Instructions to follow:
Give the number of lines that contain the string "matplotlib", please, and nothing else.

Provided data:
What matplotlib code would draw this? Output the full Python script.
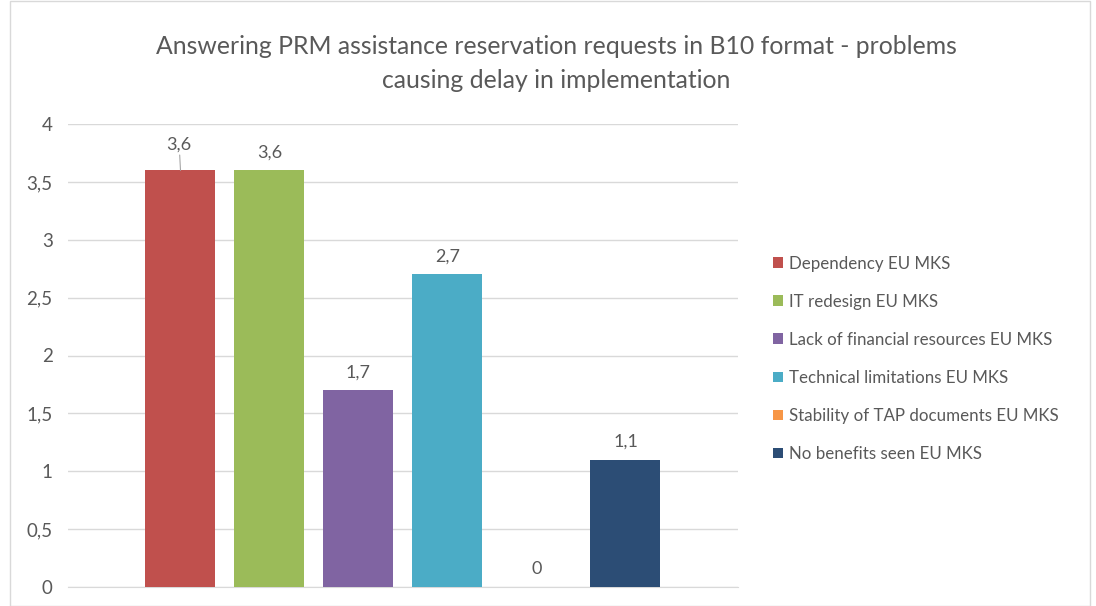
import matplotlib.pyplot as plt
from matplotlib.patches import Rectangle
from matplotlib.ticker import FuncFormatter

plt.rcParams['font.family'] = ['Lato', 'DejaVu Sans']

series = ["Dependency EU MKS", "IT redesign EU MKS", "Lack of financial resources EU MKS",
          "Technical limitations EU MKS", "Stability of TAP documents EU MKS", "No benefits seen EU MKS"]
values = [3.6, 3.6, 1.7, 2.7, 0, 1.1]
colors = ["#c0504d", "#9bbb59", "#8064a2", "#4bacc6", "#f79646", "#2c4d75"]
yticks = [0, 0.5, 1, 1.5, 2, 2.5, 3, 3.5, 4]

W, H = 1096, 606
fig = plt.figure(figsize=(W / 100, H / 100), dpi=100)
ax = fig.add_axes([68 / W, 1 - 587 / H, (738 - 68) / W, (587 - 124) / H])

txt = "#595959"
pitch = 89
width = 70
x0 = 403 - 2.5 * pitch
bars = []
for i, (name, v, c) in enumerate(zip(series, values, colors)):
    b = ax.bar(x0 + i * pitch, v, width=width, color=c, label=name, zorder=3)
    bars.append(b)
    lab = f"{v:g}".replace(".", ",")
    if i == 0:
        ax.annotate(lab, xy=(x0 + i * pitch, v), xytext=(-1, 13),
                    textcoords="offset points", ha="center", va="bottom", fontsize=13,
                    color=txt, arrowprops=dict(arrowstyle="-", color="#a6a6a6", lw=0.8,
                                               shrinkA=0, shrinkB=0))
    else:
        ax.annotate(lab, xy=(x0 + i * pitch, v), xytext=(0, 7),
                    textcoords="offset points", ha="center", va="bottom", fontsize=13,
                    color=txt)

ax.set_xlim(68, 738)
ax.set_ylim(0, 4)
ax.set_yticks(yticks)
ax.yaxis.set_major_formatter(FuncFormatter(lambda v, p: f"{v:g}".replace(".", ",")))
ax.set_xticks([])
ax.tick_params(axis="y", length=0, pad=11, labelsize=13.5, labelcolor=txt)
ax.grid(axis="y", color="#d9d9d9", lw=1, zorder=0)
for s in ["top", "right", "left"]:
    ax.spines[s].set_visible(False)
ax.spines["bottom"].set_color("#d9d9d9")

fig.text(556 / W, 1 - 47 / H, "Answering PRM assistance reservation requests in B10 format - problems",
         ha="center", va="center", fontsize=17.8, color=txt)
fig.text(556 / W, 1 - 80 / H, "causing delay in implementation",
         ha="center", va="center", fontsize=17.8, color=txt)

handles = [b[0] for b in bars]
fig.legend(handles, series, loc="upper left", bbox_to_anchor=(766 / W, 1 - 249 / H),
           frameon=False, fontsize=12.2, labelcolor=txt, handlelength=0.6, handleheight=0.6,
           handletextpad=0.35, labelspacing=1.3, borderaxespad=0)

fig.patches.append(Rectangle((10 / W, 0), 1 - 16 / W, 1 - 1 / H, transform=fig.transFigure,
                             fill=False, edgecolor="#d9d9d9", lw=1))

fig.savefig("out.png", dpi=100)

Written response:
4